Dans le même temps la société française, comme bien d'autres, est travaillée par une double logique qui concourt nécessairement aussi à la fragmentation : celle d'un individualisme exacerbé, portant les familles à vouloir avant tout maximiser les chances de leurs enfants, en faisant les bons choix, sur ce que l'on tend de plus en plus à désigner comme un "quasi-marché scolaire" ; et celle d'un repli communautaire, avec des regroupements d'acteurs qui agiraient ensemble de par leur spécificité économique, sociale, religieuse ou culturelle, notamment dans les beaux quartiers, qui sont les principaux lieux, comme l'avait déjà rappelé Eric Maurin où se jouent l'absence de mixité sociale. Les maires des grandes villes confrontés aux problèmes de cartes scolaires le savent bien aujourd'hui.
Dans les politiques publiques, il est plutôt convenu aujourd'hui qu'il est bénéfique d'adapter toujours plus l'école aux territoires et aux publics. Faut-il avoir peur de la fragmentation ?
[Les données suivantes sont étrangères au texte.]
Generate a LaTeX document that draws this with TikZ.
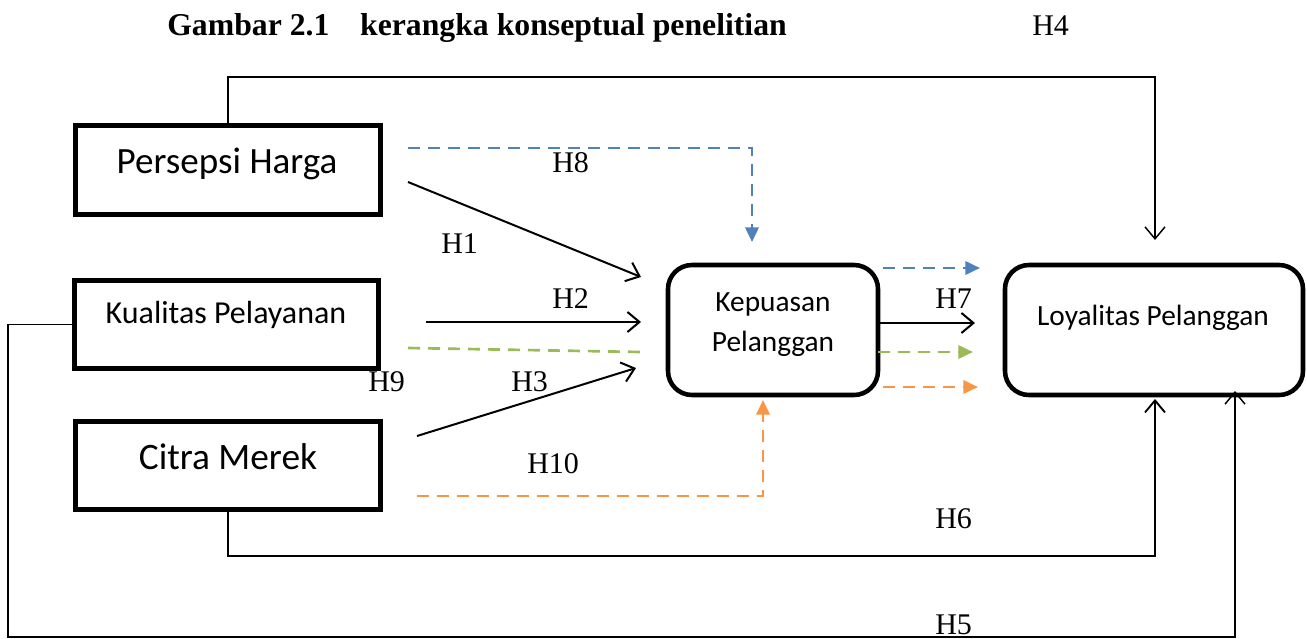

Tout d'abord soyons clairs : nous ne sommes pas dans la dénonciation, le dossier analyse un phénomène qui rend compte d'une dynamique contemporaine qu'il s'agit avant tout de comprendre. Adapter le système scolaire peut être très bien, mais l'adapter à quoi ? à qui ? Qu'est-ce que cela veut dire adapter l'école à des enfants de communes rurales ? à des enfants des quartiers populaires urbains ? Faudrait-il fragmenter l'école à une diversité de publics qui auraient des caractéristiques propres, innées ou socialement déterminées ? ou transformer le système scolaire pour faire réussir tous les enfants, ce qui implique de poursuivre son unification en la menant à son terme, c'est-à-dire en déjouant ce qui est socialement privilégiant dans ses fonctionnements, pratiques et programmes ?
La double logique individualiste et communautariste très forte, portée par des politiques autant qu'exprimée par des familles aujourd'hui, risque de mettre à mal l'idée d'un service public au service de tout le monde, d'une institution - l'école républicaine -, d'un espace particulier qui crée du commun. Comme si, dans nos sociétés contemporaines, on ne pouvait pas construire du commun pour les enfants.
D'ailleurs les enquêtes internationales, comme Pisa, montrent que les systèmes scolaires les moins inégalitaires sont ceux qui arrivent à maintenir un tronc commun assez long. Les pays qui ont remis en question leurs systèmes à filières y ont gagné en termes d'égalité scolaire.
Je pense pour ma part que ce n'est pas en fragmentant l'école que l'on va résoudre les problèmes d'inégalités entre les enfants. Parce que différencier ne veut rien dire si on ne transforme pas les pratiques pédagogiques et que l'on ne remet pas sur la table de travail la question des finalités et des fonctionnements de l'institution.